The owner is the common hub from which extend the three illicit sale conspiracies as spokes, but with no binding rim, as in the cases of Kotteakos v. United States, 328 U.S. 750, 66 S.Ct. 1239, 90 L. Ed. ___, and Canella v. United States, 9 Cir., 157 F.2d 470, 477.
Even if the circumstantial evidence of identity of purchase and sale price also warranted the more remote inference that each of these three sellers conspired with each other and the owner to violate the price ceiling, the first and obvious inference, of three separate agencies for the owner, must control. As we stated in reversing an instruction which failed to state that the inferences from circumstantial evidence must be "inconsistent with every reasonable hypothesis of innocence," of the crime charged. Paddock v. United States, 9 Cir., 79 F.2d 872, 875, 876:
"These instructions were erroneous. The rule with reference to the consideration of circumstantial evidence by the jury is thoroughly settled. This rule in brief is that the circumstances shown must not only be consistent with guilt, but inconsistent with every reasonable hypothesis of innocence. 2 Brickwood Sackett Instructions to Juries, § 2491, et seq. We have said that this well-settled instruction in regard to the degree of proof required where circumstantial evidence is relied upon is merely another statement of the doctrine of reasonable doubt as applied to circumstantial evidence. It may therefore be true that `no greater degree of certainty is required when circumstantial evidence is relied upon than where direct evidence is relied upon,' as stated by the trial judge. The additional statement in the instruction that `evidence about circumstances * * * must at all times be consistent with guilt only and inconsistent with innocence,' omits the qualifying and important phrase, `inconsistent with every reasonable hypothesis of innocence,' and for that reason is an erroneous statement of the law."
The same is true also of the appellants Weiss and Goldsmith. The conspiracy charged is that they conspired with the three black marketers, Abel, Blumenthal and Feigenbaum to sell the whiskey at higher than the maximum price. The court's opinion states no facts and the record has none showing that either Weiss or Goldsmith knew that any whiskey was sold at such higher prices, much less than there was any agreement with the three or any one of them for such prohibited sales.
There is evidence that Weiss and Goldsmith received $2 per case to pass the whiskey through their books and to sell it at slightly less than the maximum price to cover up some unknown reason of the unknown owner. But this is fully capable of supporting an inference that the unknown owner has highjacked the whiskey and wanted it sold at something slightly less than the maximum so that no question could be raised regarding its disposition.

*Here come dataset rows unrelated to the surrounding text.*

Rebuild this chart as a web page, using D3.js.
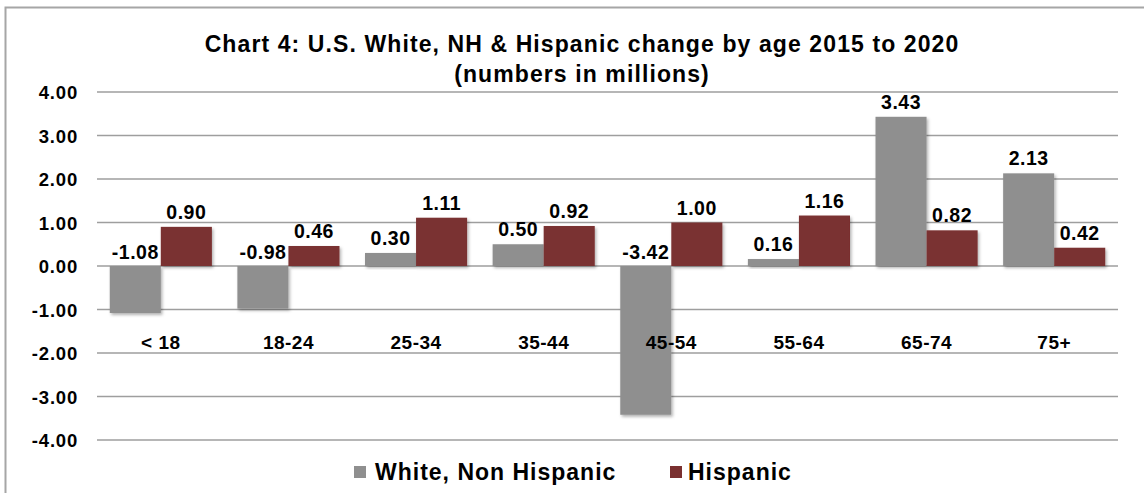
<!DOCTYPE html>
<html>
<head>
<meta charset="utf-8">
<script src="https://cdn.jsdelivr.net/npm/d3@7"></script>
<style>
  body { margin: 0; background: #fff; }
  text { font-family: Arial, "Liberation Sans", sans-serif; font-weight: bold; fill: #000; }
</style>
</head>
<body>
<svg id="chart" width="1144" height="493"></svg>
<script>
var categories = ["< 18", "18-24", "25-34", "35-44", "45-54", "55-64", "65-74", "75+"];
var whiteNH = [-1.08, -0.98, 0.30, 0.50, -3.42, 0.16, 3.43, 2.13];
var hispanic = [0.90, 0.46, 1.11, 0.92, 1.00, 1.16, 0.82, 0.42];
var seriesNames = ["White, Non Hispanic", "Hispanic"];
var seriesColors = ["#8f8f8f", "#7a3030"];
var yTicks = [4, 3, 2, 1, 0, -1, -2, -3, -4];

// hyphen instead of unicode minus, like the original
var fmt = function(v){ return d3.format(".2f")(v).replace("\u2212", "-"); };

var svg = d3.select("#chart");

// outer frame
svg.append("rect")
  .attr("x", 5.5).attr("y", 7.5)
  .attr("width", 1150).attr("height", 500)
  .attr("fill", "none").attr("stroke", "#a6a6a6").attr("stroke-width", 2);

// shadow filter for bars
var defs = svg.append("defs");
var f = defs.append("filter").attr("id", "shadow").attr("x", "-20%").attr("y", "-20%").attr("width", "150%").attr("height", "150%");
f.append("feDropShadow").attr("dx", 1.5).attr("dy", 2).attr("stdDeviation", 1.5).attr("flood-color", "#000").attr("flood-opacity", 0.3);

var y = d3.scaleLinear().domain([-4, 4]).range([440, 92]);
var x0 = d3.scaleBand().domain(categories).range([97, 1118]).paddingInner(0.2).paddingOuter(0.1);
var x1 = d3.scaleBand().domain([0, 1]).range([0, x0.bandwidth()]);

// title
svg.append("text").attr("x", 582).attr("y", 52).attr("text-anchor", "middle")
  .style("font-size", "23px").style("letter-spacing", "1.1px")
  .text("Chart 4: U.S. White, NH & Hispanic change by age 2015 to 2020");
svg.append("text").attr("x", 582).attr("y", 82).attr("text-anchor", "middle")
  .style("font-size", "23px").style("letter-spacing", "1.1px")
  .text("(numbers in millions)");

// gridlines
svg.append("g").selectAll("line").data(yTicks).enter().append("line")
  .attr("x1", 97).attr("x2", 1118)
  .attr("y1", function(d){ return y(d); }).attr("y2", function(d){ return y(d); })
  .attr("stroke", "#9e9e9e").attr("stroke-width", 1.5);

// y tick labels
svg.append("g").selectAll("text").data(yTicks).enter().append("text")
  .attr("x", 78).attr("y", function(d){ return y(d) + 7; })
  .attr("text-anchor", "end").style("font-size", "18.5px").style("letter-spacing", "0.8px")
  .text(fmt);

// bars
var rows = categories.map(function(c, i){ return [whiteNH[i], hispanic[i]]; });
var groups = svg.append("g").selectAll("g").data(rows).enter().append("g")
  .attr("transform", function(d, i){ return "translate(" + x0(categories[i]) + ",0)"; });

groups.selectAll("rect").data(function(d){ return d; }).enter().append("rect")
  .attr("x", function(d, j){ return x1(j); })
  .attr("y", function(d){ return y(Math.max(0, d)); })
  .attr("width", x1.bandwidth())
  .attr("height", function(d){ return Math.abs(y(d) - y(0)); })
  .attr("fill", function(d, j){ return seriesColors[j]; })
  .attr("filter", "url(#shadow)");

// value labels
groups.selectAll("text.val").data(function(d){ return d; }).enter().append("text")
  .attr("class", "val")
  .attr("x", function(d, j){ return x1(j) + x1.bandwidth() / 2; })
  .attr("y", function(d){ return d >= 0 ? y(d) - 8 : y(0) - 7; })
  .attr("text-anchor", "middle").style("font-size", "19.5px").style("letter-spacing", "0.5px")
  .text(fmt);

// category labels
svg.append("g").selectAll("text").data(categories).enter().append("text")
  .attr("x", function(d){ return x0(d) + x0.bandwidth() / 2; })
  .attr("y", 349).attr("text-anchor", "middle").style("font-size", "19px").style("letter-spacing", "0.5px")
  .text(function(d){ return d; });

// legend
var legendX = [354, 670];
var lg = svg.append("g").selectAll("g").data(seriesNames).enter().append("g")
  .attr("transform", function(d, i){ return "translate(" + legendX[i] + ",466)"; });
lg.append("rect").attr("width", 12).attr("height", 12)
  .attr("fill", function(d, i){ return seriesColors[i]; });
lg.append("text").attr("x", function(d, i){ return i === 0 ? 21 : 18; }).attr("y", 14)
  .style("font-size", "23px").style("letter-spacing", "1px")
  .text(function(d){ return d; });
</script>
</body>
</html>
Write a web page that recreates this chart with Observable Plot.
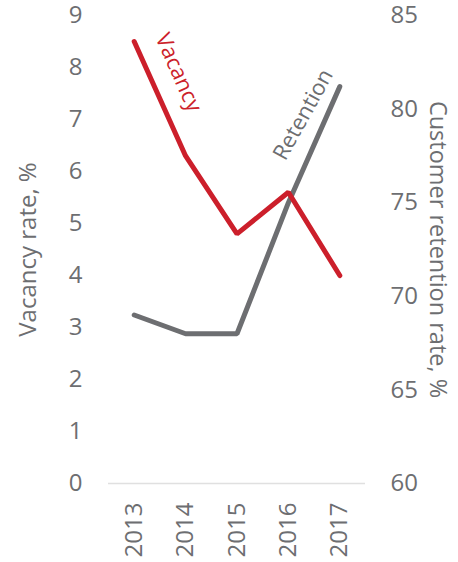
<!DOCTYPE html>
<html>
<head>
<meta charset="utf-8">
<script src="https://cdn.jsdelivr.net/npm/d3@7"></script>
<script src="https://cdn.jsdelivr.net/npm/@observablehq/plot@0.6"></script>
<style>
  html, body { margin: 0; padding: 0; background: #ffffff; }
  #chart svg { display: block; }
</style>
</head>
<body>
<div id="chart"></div>
<script>
const years = [2013, 2014, 2015, 2016, 2017];
const vacancy = [8.5, 6.3, 4.8, 5.6, 4.0];
const retention = [69.0, 68.0, 68.0, 75.0, 81.2];
const vacancyTicks = [0, 1, 2, 3, 4, 5, 6, 7, 8, 9];
const retentionTicks = [60, 65, 70, 75, 80, 85];
const seriesLabels = [
  {text: "Vacancy", year: 2013.86, value: 7.9, series: "vacancy", angle: 66},
  {text: "Retention", year: 2016.29, value: 79.7, series: "retention", angle: -61}
];

const gray = "#6d6e71";
const red = "#cc1f2b";
const font = "Open Sans, sans-serif";

// map retention (60–85) onto the vacancy scale (0–9)
const rMin = 60, rMax = 85, vMax = 9;
const toLeft = r => (r - rMin) * vMax / (rMax - rMin);
const toRight = v => rMin + v * (rMax - rMin) / vMax;

const vacData = years.map((y, i) => ({year: y, value: vacancy[i]}));
const retData = years.map((y, i) => ({year: y, value: toLeft(retention[i])}));
const labData = seriesLabels.map(d => ({...d, y: d.series === "retention" ? toLeft(d.value) : d.value}));

const chart = Plot.plot({
  width: 458,
  height: 562,
  marginLeft: 108,
  marginRight: 93,
  marginTop: 15,
  marginBottom: 79,
  style: {fontFamily: font, color: gray, background: "#ffffff", overflow: "visible"},
  x: {domain: [2012.5, 2017.5]},
  y: {domain: [0, vMax]},
  marks: [
    Plot.ruleY([0], {stroke: "#e0e0e0", strokeWidth: 1.5}),
    Plot.axisY(vacancyTicks, {anchor: "left", tickSize: 0, tickPadding: 26, fontSize: 24, fill: gray, label: null, tickFormat: d => String(Math.round(d))}),
    Plot.axisY(retentionTicks.map(toLeft), {anchor: "right", tickSize: 0, tickPadding: 25, fontSize: 24, fill: gray, label: null, tickFormat: d => String(Math.round(toRight(d)))}),
    Plot.axisX(years, {anchor: "bottom", tickSize: 0, tickPadding: 19, tickRotate: -90, fontSize: 24, fill: gray, label: null, tickFormat: d => String(d)}),
    Plot.text(["Vacancy rate, %"], {frameAnchor: "left", textAnchor: "middle", rotate: -90, dx: -80, fontSize: 24, fill: gray}),
    Plot.text(["Customer retention rate, %"], {frameAnchor: "right", textAnchor: "middle", rotate: 90, dx: 72, fontSize: 23.5, fill: gray}),
    Plot.line(retData, {x: "year", y: "value", stroke: gray, strokeWidth: 5, strokeLinejoin: "miter", strokeLinecap: "round"}),
    Plot.line(vacData, {x: "year", y: "value", stroke: red, strokeWidth: 5, strokeLinejoin: "miter", strokeLinecap: "round"}),
    Plot.text(labData, {x: "year", y: "y", text: "text", rotate: "angle", fontSize: 22,
      fill: d => d.series === "vacancy" ? red : gray})
  ]
});
document.getElementById("chart").appendChild(chart);
</script>
</body>
</html>
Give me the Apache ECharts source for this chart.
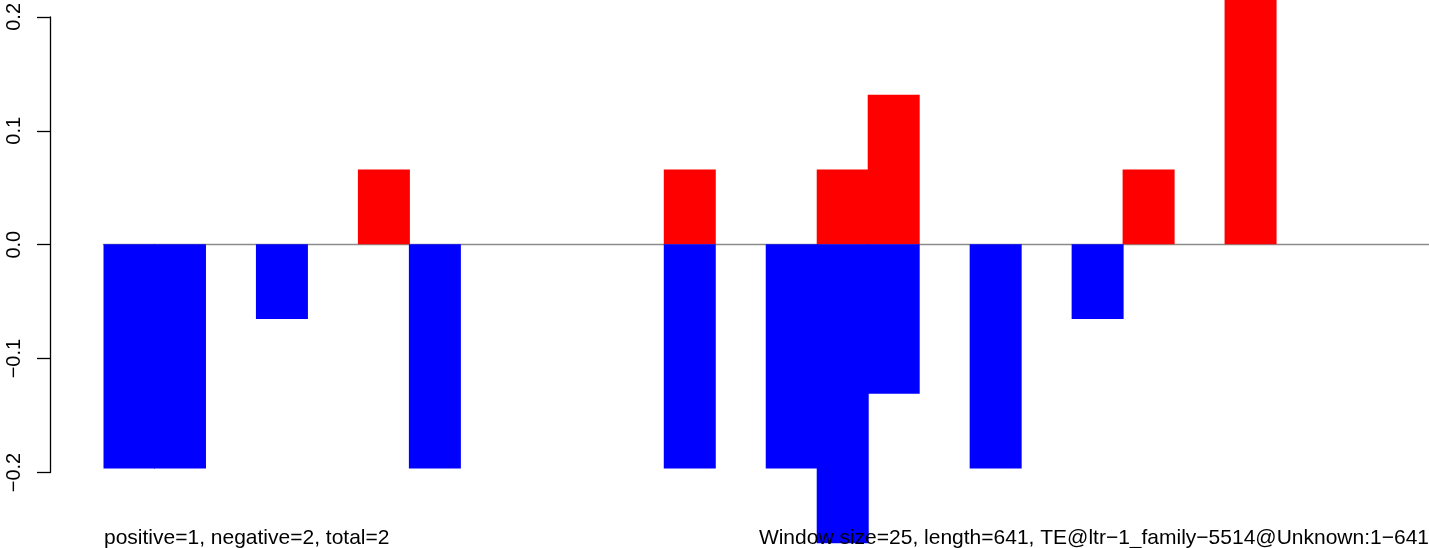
<!DOCTYPE html>
<html>
<head>
<meta charset="utf-8">
<script src="https://cdn.jsdelivr.net/npm/echarts@6/dist/echarts.min.js"></script>
<style>html,body{margin:0;padding:0;background:#fff}#c{width:1429px;height:548px}</style>
</head>
<body>
<div id="c"></div>
<script>
// 26 windows (window size 25, length 641)
const categories = Array.from({length: 26}, (_, i) => String(i + 1));
const positiveValues = [0, 0, 0, 0, 0, 0.0655, 0, 0, 0, 0, 0, 0.0655, 0, 0, 0.0655, 0.131, 0, 0, 0, 0, 0.0655, 0, 0.262, 0, 0, 0];
const negativeValues = [-0.1966, -0.1966, 0, -0.0655, 0, 0, -0.1966, 0, 0, 0, 0, -0.1966, 0, -0.1966, -0.262, -0.131, 0, -0.1966, 0, -0.0655, 0, 0, 0, 0, 0, 0];
const yTicks = [-0.2, -0.1, 0.0, 0.1, 0.2];
const leftNote = 'positive=1, negative=2, total=2';
const rightNote = 'Window size=25, length=641, TE@ltr\u22121_family\u22125514@Unknown:1\u2212641';

const FONT = '"Liberation Sans", Arial, Helvetica, sans-serif';
const fmt = v => (v < 0 ? '\u2212' : '') + Math.abs(v).toFixed(1);

const chart = echarts.init(document.getElementById('c'), null, {renderer: 'canvas'});
chart.setOption({
  animation: false,
  backgroundColor: '#ffffff',
  grid: [
    {left: 50, top: 16, width: 1, height: 456.5},
    {left: 103.5, top: 0, width: 1328.6, height: 548}
  ],
  xAxis: [
    {gridIndex: 0, type: 'value', show: false},
    {gridIndex: 1, type: 'category', data: categories, boundaryGap: true,
     axisLine: {show: true, onZero: true, lineStyle: {color: '#8c8c8c', width: 1.3}},
     axisTick: {show: false}, axisLabel: {show: false}, splitLine: {show: false}}
  ],
  yAxis: [
    {gridIndex: 0, type: 'value', min: yTicks[0], max: yTicks[yTicks.length - 1], interval: 0.1,
     axisLine: {show: true, lineStyle: {color: '#000', width: 1.3}},
     axisTick: {show: true, length: 13, lineStyle: {color: '#000', width: 1.3}},
     axisLabel: {show: true, rotate: 90, margin: 26, color: '#000', fontSize: 20, fontFamily: FONT, formatter: fmt},
     splitLine: {show: false}},
    {gridIndex: 1, type: 'value', min: -0.2662, max: 0.2141, show: false, splitLine: {show: false}}
  ],
  series: [
    {type: 'bar', xAxisIndex: 1, yAxisIndex: 1, data: positiveValues, barWidth: 52, barGap: '-100%',
     itemStyle: {color: '#ff0000'}, clip: true, silent: true},
    {type: 'bar', xAxisIndex: 1, yAxisIndex: 1, data: negativeValues, barWidth: 52, barGap: '-100%',
     itemStyle: {color: '#0000ff'}, clip: true, silent: true}
  ],
  graphic: [
    {type: 'text', x: 104, y: 528, z: 100,
     style: {text: leftNote, fill: '#000', font: '21px ' + FONT, verticalAlign: 'top', align: 'left'}},
    {type: 'text', x: 1429, y: 528, z: 100,
     style: {text: rightNote, fill: '#000', font: '21px ' + FONT, verticalAlign: 'top', align: 'right'}}
  ]
});
</script>
</body>
</html>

True this would be a wrongful conspiracy, but as in the Kotteakos case, not the conspiracy charged in the instant indictment. As in Paddock v. United States, supra, the inference from the circumstantial evidence of these wrongful acts involving sales at less than the maximum is one "inconsistent with * * * [a] reasonable hypothesis of innocence" of the charged conspiracy to sell at higher than the maximum price. As is stated in Kotteakos v. United States, supra, 328 U.S. 750, 66 S.Ct. at page 1252, 90 L.Ed. ___:
"Criminal they may be, but it is not the criminality of mass conspiracy. They do not invite mass trial by their conduct. Nor does our system tolerate it. That way lies the drift toward totalitarian institutions. True, this may be inconvenient for prosecution. But our Government is not one of mere convenience or efficiency. It too has a stake, with every citizen, in his being afforded our historic individual protections, including those surrounding criminal trials. About them we dare not become careless or complacent when that fashion has become rampant over the earth."
The judgments should have been reversed.